The hype shows no signs of slowing. But what’s actually worth getting hyped about next is tbc. I’m betting on cotton tees — even Soar released one recently! —and a shift towards the niche. It’s less major marathons, more smaller races. Nike sponsoring the Copenhagen Half and On backing Barcelona marathon, and Saucony’s new Hackney 10k are examples of a trend emerging. Ditto, Nike‘s women’s-only after-dark race series. More of that, please.
It’s also about the IYKYK events. Indie brands are hosting their own races that lack the corporate sheen. Bandit’s 5k day in Brooklyn in July looks set to be scrappy and immersive; Tracksmith’s polished roll-out of the Twilight series feels more like a community event. Less participants equals more hype. As a five-time major marathoner, I can confirm that this fast-moving trend for bigger field size is (personally) off-putting and makes a race stressful. Around 11,000 more people ran Berlin marathon in 2024 compared to 2023; 22,000 more than in 2022. In my opinion, that’s not a good thing.

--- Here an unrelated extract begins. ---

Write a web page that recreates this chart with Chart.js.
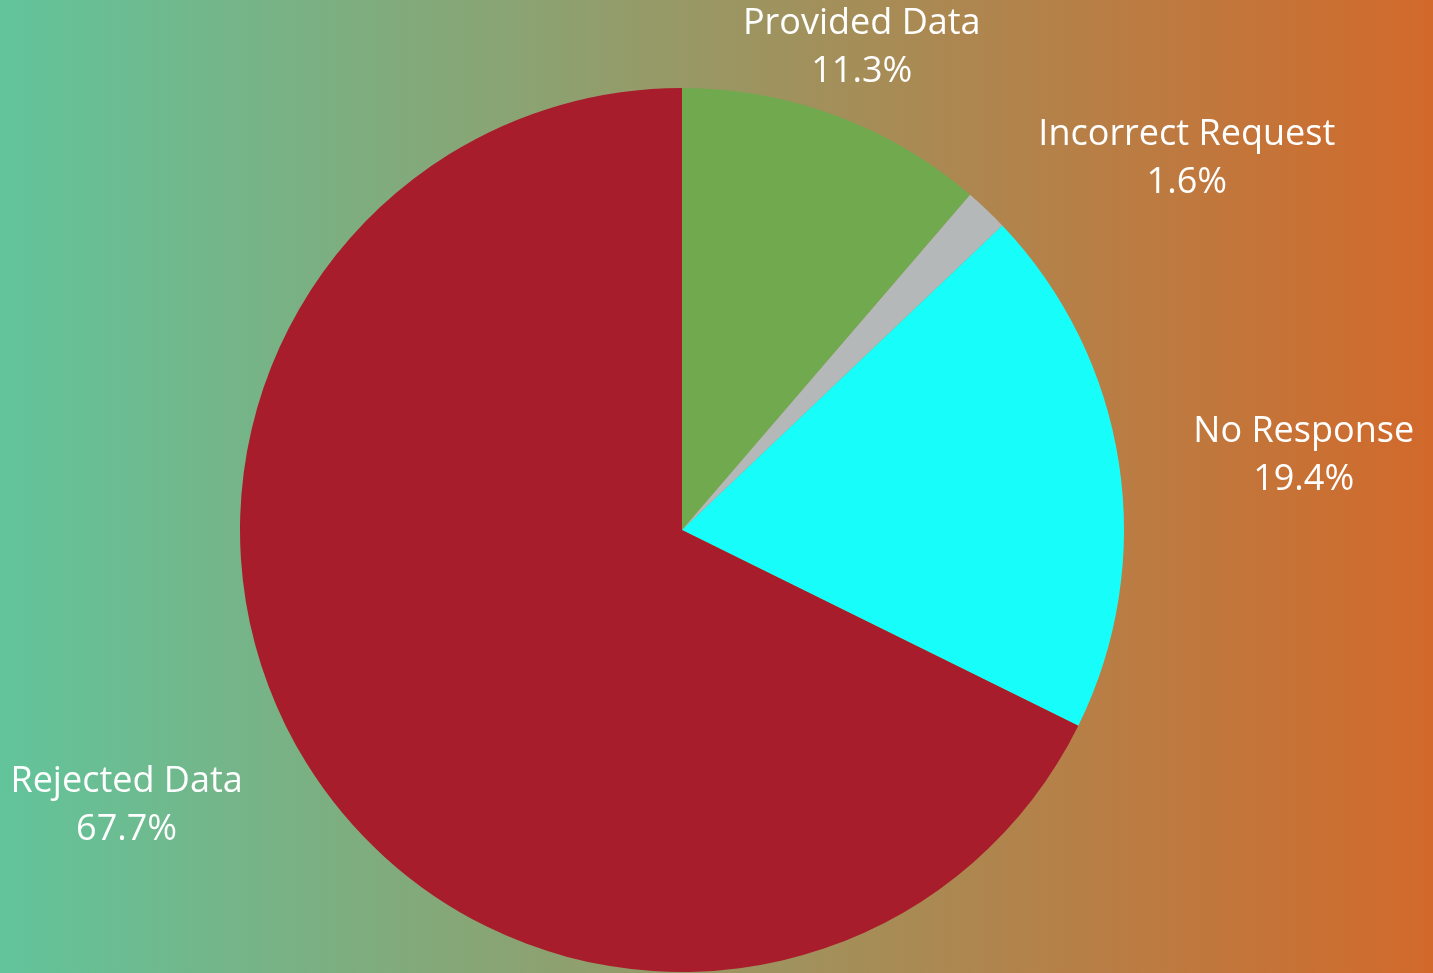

A small race or guerrilla event is more like seeing your favourite band in an intimate, secret gig. Who wants to go to the O2 arena when you can appreciate an acoustic set in a small, back room bar?
What do you think? Email me — saltysubstack@gmail.com
I am getting so tired of the sameness – same panels, same events, same black, edgy kits. Hoping peak run spawns some newness!
The guerilla events becoming not so guerilla too – as brands realize those are the ones influencing people. The Speed Project, Take the Bridge, etc. now all have a heavy brand hand in them.
I think the coolest events are the ones that don't feel so heavily brand influenced – like 0 brand involvement. Usually they are smaller ones because events take $$, but one of my favorite things I did at Boston this year was the midnight bike "marathon" on the course. Over 1500 people on bikes, but no brands, no photo crews, just a lotta wheels.